Soul Food used to be cheap food for working people. People associated it with African Americans but it was all my mother and grandmothers and aunts and uncles ever cooked. It was a cultural export from the South like Blues and Jazz and spread across the country like Elvis on tour. In the 1950’s and 1960’s when black and white people couldn’t agree on anything else, they agreed on Soul Food.

You could taste it when Etta James, Sam Cooke, Percy Sledge, James Brown, Otis Redding and Marvin Gaye sang. The O’Jays, Earth, Wind and Fire, Al Green, Stax Records, Kenny Gamble and Leon Huff served up Soul sounds like Sylvia Woods at her famous restaurant on Lenox Avenue. Papa Was A Rolling Stone (my long-time cell phone ringer) by The Temptations is as close to my favorite food (fried chicken) as a human can get and not confuse taste buds and eardrums.
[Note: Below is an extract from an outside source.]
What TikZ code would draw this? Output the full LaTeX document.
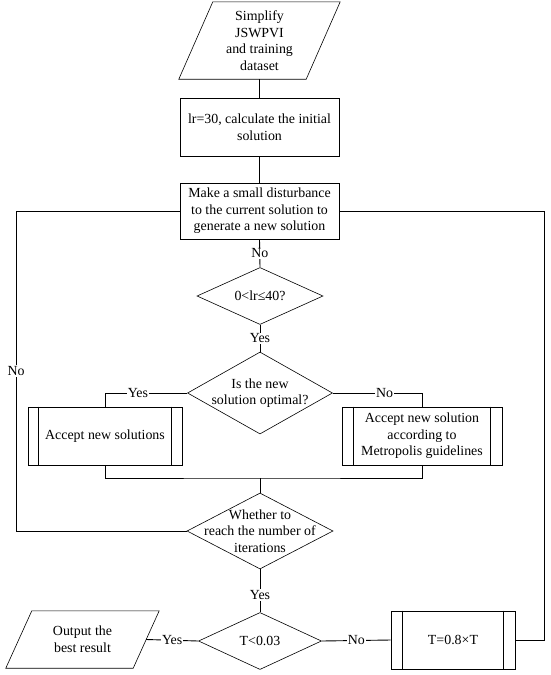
\documentclass[tikz,border=0pt]{standalone}
\usepackage{fontspec}
\setmainfont{Liberation Serif}
\usepackage{tikz}
\usetikzlibrary{shapes.geometric}

\tikzset{
  every node/.style={font=\fontsize{13.9}{16.6}\selectfont},
  box/.style={draw, rectangle, align=center, line width=0.6pt},
  dec/.style={draw, diamond, inner sep=0pt, line width=0.6pt},
  io/.style={rectangle, align=center, inner sep=0pt},
  lab/.style={fill=white, inner sep=1pt},
  link/.style={line width=0.9pt}
}

\begin{document}
\begin{tikzpicture}[x=1pt,y=-1pt]
\useasboundingbox (0,0) rectangle (550,675);
\node[io, minimum width=161pt, minimum height=77pt] (start) at (259.5,40.5) {Simplify\\JSWPVI\\and training\\dataset};
\draw[line width=0.6pt] ([xshift=34pt]start.north west) -- (start.north east) -- ([xshift=-34pt]start.south east) -- (start.south west) -- cycle;
\node[box, minimum width=159pt, minimum height=58pt] (init) at (259.5,127) {lr=30, calculate the initial\\solution};
\node[box, minimum width=159pt, minimum height=56pt] (disturb) at (259.5,211) {Make a small disturbance\\to the current solution to\\generate a new solution};
\node[dec, minimum width=126pt, minimum height=57pt, label={center:0<lr≤40?}] (range) at (260,296) {};
\node[dec, minimum width=145pt, minimum height=82pt, label={[align=center]center:Is the new\\solution optimal?}] (optimal) at (260,393) {};
\node[box, minimum width=154pt, minimum height=58pt] (acceptL) at (105,436) {Accept new solutions};
\draw[line width=0.6pt] ([xshift=11pt]acceptL.north west) -- ([xshift=11pt]acceptL.south west);
\draw[line width=0.6pt] ([xshift=-11pt]acceptL.north east) -- ([xshift=-11pt]acceptL.south east);
\node[box, minimum width=160pt, minimum height=58pt] (acceptR) at (422,436) {Accept new solution\\according to\\Metropolis guidelines};
\draw[line width=0.6pt] ([xshift=12pt]acceptR.north west) -- ([xshift=12pt]acceptR.south west);
\draw[line width=0.6pt] ([xshift=-12pt]acceptR.north east) -- ([xshift=-12pt]acceptR.south east);
\node[dec, minimum width=146pt, minimum height=76pt, label={[align=center]center:Whether to\\reach the number of\\iterations}] (iter) at (260,531) {};
\node[dec, minimum width=123pt, minimum height=57pt, label={center:T<0.03}] (temp) at (260,641) {};
\node[io, minimum width=153pt, minimum height=57pt] (output) at (82.5,639.5) {Output the\\best result};
\draw[line width=0.6pt] ([xshift=26pt]output.north west) -- (output.north east) -- ([xshift=-26pt]output.south east) -- (output.south west) -- cycle;
\node[box, minimum width=124pt, minimum height=58pt] (cool) at (453,640) {T=0.8×T};
\draw[line width=0.6pt] ([xshift=12pt]cool.north west) -- ([xshift=12pt]cool.south west);
\draw[line width=0.6pt] ([xshift=-12pt]cool.north east) -- ([xshift=-12pt]cool.south east);

\coordinate (merge) at (260,478);
\coordinate (leftrail) at (16,211);
\coordinate (rightrail) at (544,211);
\coordinate (outright) at ([xshift=-13pt]output.east);

\draw[link] (start.south) -- (init.north);
\draw[link] (init.south) -- (disturb.north);
\draw[link] (disturb.south) -- (range.north) node[lab, midway] {No};
\draw[link] (range.south) -- (optimal.north) node[lab, midway] {Yes};
\draw[link] (optimal.west) -| (acceptL.north) node[lab, pos=0.3] {Yes};
\draw[link] (optimal.east) -| (acceptR.north) node[lab, pos=0.29] {No};
\draw[link] (acceptL.south) |- (merge) -| (acceptR.south);
\draw[link] (merge) -- (iter.north);
\draw[link] (iter.west) -| (leftrail) node[lab, pos=0.75] {No} -- (disturb.west);
\draw[link] (iter.south) -- (temp.north) node[lab, pos=0.6] {Yes};
\draw[link] (temp.west) -- (outright) node[lab, midway] {Yes};
\draw[link] (temp.east) -- (cool.west) node[lab, midway] {No};
\draw[link] (cool.east) -| (rightrail) -- (disturb.east);
\end{tikzpicture}
\end{document}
Times may be tough north of Central Park, but Charles’s Southern Style Kitchen hung on. M&G Diner is still around. Sylvia’s sister’s place, Louise’s Family Restaurant, survives and serves up old school specialties like always. But fewer people show up to eat them according to the article in the Times.

Soul Food isn’t dead, however, it’s just adjusting. Mr. Williams writes that places like Miss Maude’s Spoon-bread Too,Melba’s, and Londel’s are still serving real soul. Other restaurants are twisting the old methods into new menus. It seems an oxymoron, but Soul Food is getting healthier. New places, like Raw Soul, Revival and Veg’s among others, plate up lighter fare based on the Soul tradition.

Maybe Soul Food is in a transitional mode. Times change and healthier is better. I know all of that and I understand the situation better than most people. I also know that somewhere, someone with a 100-year-old iron fryer is making country ham, butter-beans, greens and yams that will dam an artery and stop an eight-day clock while freeing your soul from pain and suffering at the end of a fork and spoon.

That’s why it was called Soul Food to begin with.